Was folgt daraus für uns?
»Global denken. Lokal handeln.« - dies war seit jeher und ist immer noch Leitmotiv der Grünen Bewegung. Um auf die genannten globalen Herausforderungen zu reagieren hat die rot-grüne Landesregierung NRW im Jahr 2011 das Ziel erklärt, in NRW den Anteil der Windkraft an der Energieerzeugung von knapp 3% auf 15% im Jahr 2020 zu steigern. Heute ist es im doppelten Sinne absolut notwendig, den „Wind of Change“ ernst zu nehmen und neben anderen regenerativen Energiequellen auch in den Kommunen zu prüfen, ob und wo wir Windenergie erzeugen können. Dass dies nach Recht und Gesetz und unter Beteiligung der Bürgerinteressen zu geschehen hat, ist selbstverständlich und seit jeher Kern grüner Politik.
Die vor uns liegenden unabwendbaren Entwicklungen lassen uns aber keine Wahl ob wir den Umstieg auf regenerative Energien überhaupt vollziehen wollen oder nicht: es geht lediglich um die Frage, ob wir den Umstieg so rechtzeitig vollziehen können, dass es uns gelingt die gravierendsten wirtschaftlichen, politischen und ökologischen Folgen abzumildern, oder ob wir lieber weiterhin auf Zeit spielen – in der Hoffnung auf …?
Ja, auf was eigentlich? Vielleicht sollte man diese Frage den Vertretern von SPD und FDP stellen, die in der letzten Sitzung des Ausschuss für Bau, Planung, Tourismus und Wirtschaft geschlossen dafür gestimmt haben, der Verwaltung der Gemeinde Kall mit sofortiger Wirkung zu untersagen, eine noch unter ihrer Ratsmehrheit beschlossene Prüfung eines Windparkstandortes auf dem Wackerberg fortzusetzen. Dabei zeigte sich in der Sitzung selber, wie wenig fundiert ihre Standpunkte sind: zunächst wurde von Seiten der FDP der nebulöse Vorwurf an Grüne und CDU gerichtet, man wolle hier am laufenden offenen Prüfverfahren vorbei Tatsachen schaffen. Die SPD beantragte daraufhin „spontan“ der Verwaltung jegliche weitere Prüfung zu untersagen – am laufenden Prüfverfahren vorbei? Nach wenigen Nachfragen und einer Wortmeldung von Herrn Becker vom Planungsbüro Becker, in der er den Parteien nahelegte, aufgrund geltender Sach- und Rechtslage auch weiterhin Prüfverfahren durchzuführen, distanzierten sich sowohl SPD als auch FDP von dem zuvor gestellten SPD-Antrag.
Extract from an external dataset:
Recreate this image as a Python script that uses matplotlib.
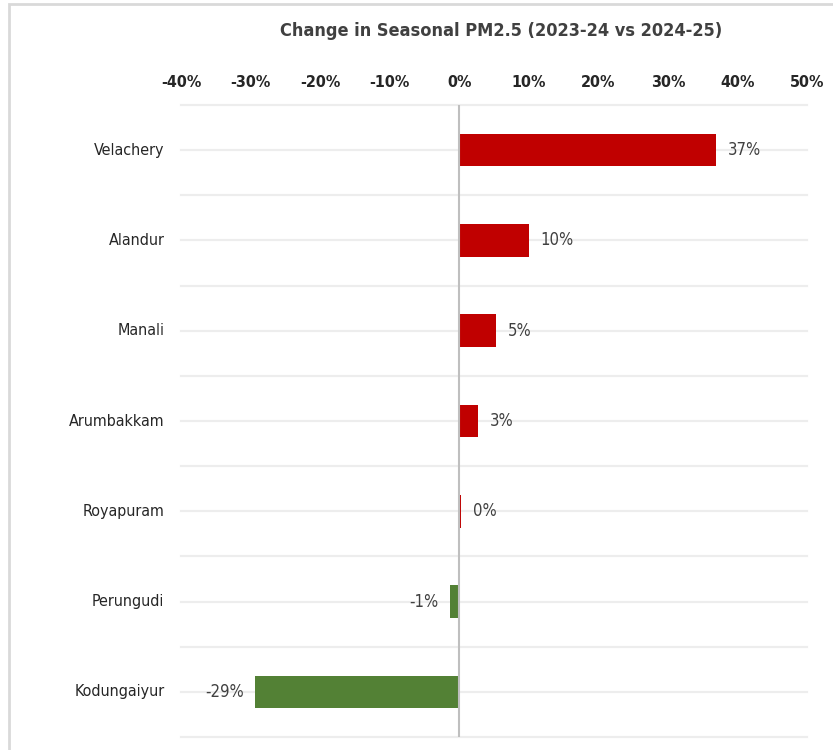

Als wenig später der Ausschussvorsitzende den Tagesordnungspunkt schließen wollte, bestand die SPD allerdings wiederum auf Abstimmung über ihren zuvor selbst in Abrede gestellten Antrag. Das Ergebnis: FDP und SPD stimmen einträchtig gegen ihren früheren Beschluss zur Prüfung und entgegen ihrer zuvor noch in der Sitzung erfolgten eigenen Äußerungen. Statt von einem „Wind of Change“ scheinen die Vertreter eher von Turbulenzen ergriffen worden zu sein. Mit den Stimmen von CDU und Grünen wurde verhindert, dass hieraus für die Gemeinde nachteilige Konsequenzen entstanden.
Wie kann man solches Verhalten erklären? Dass sich SPD und FDP nach dem für sie negativen Ausgang der Kommunalwahl sicherlich erst zurecht finden müssen, sei ihnen zugestanden. Man spürt jedoch in der deutlichen Aggressivität verschiedener jüngster Äußerungen ein gehöriges Maß an Verbitterung heraus. Verbitterung ist allerdings kein guter Ratgeber. Wir können nur wünschen, dass SPD und FDP diesen Zustand bald überwinden. Die vor uns liegenden Aufgaben erfordern das ernsthafte Bemühen aller im Rat vertretenen Parteien, konstruktiv im Sinne der ganzen Gemeinde Kall zusammenzuarbeiten.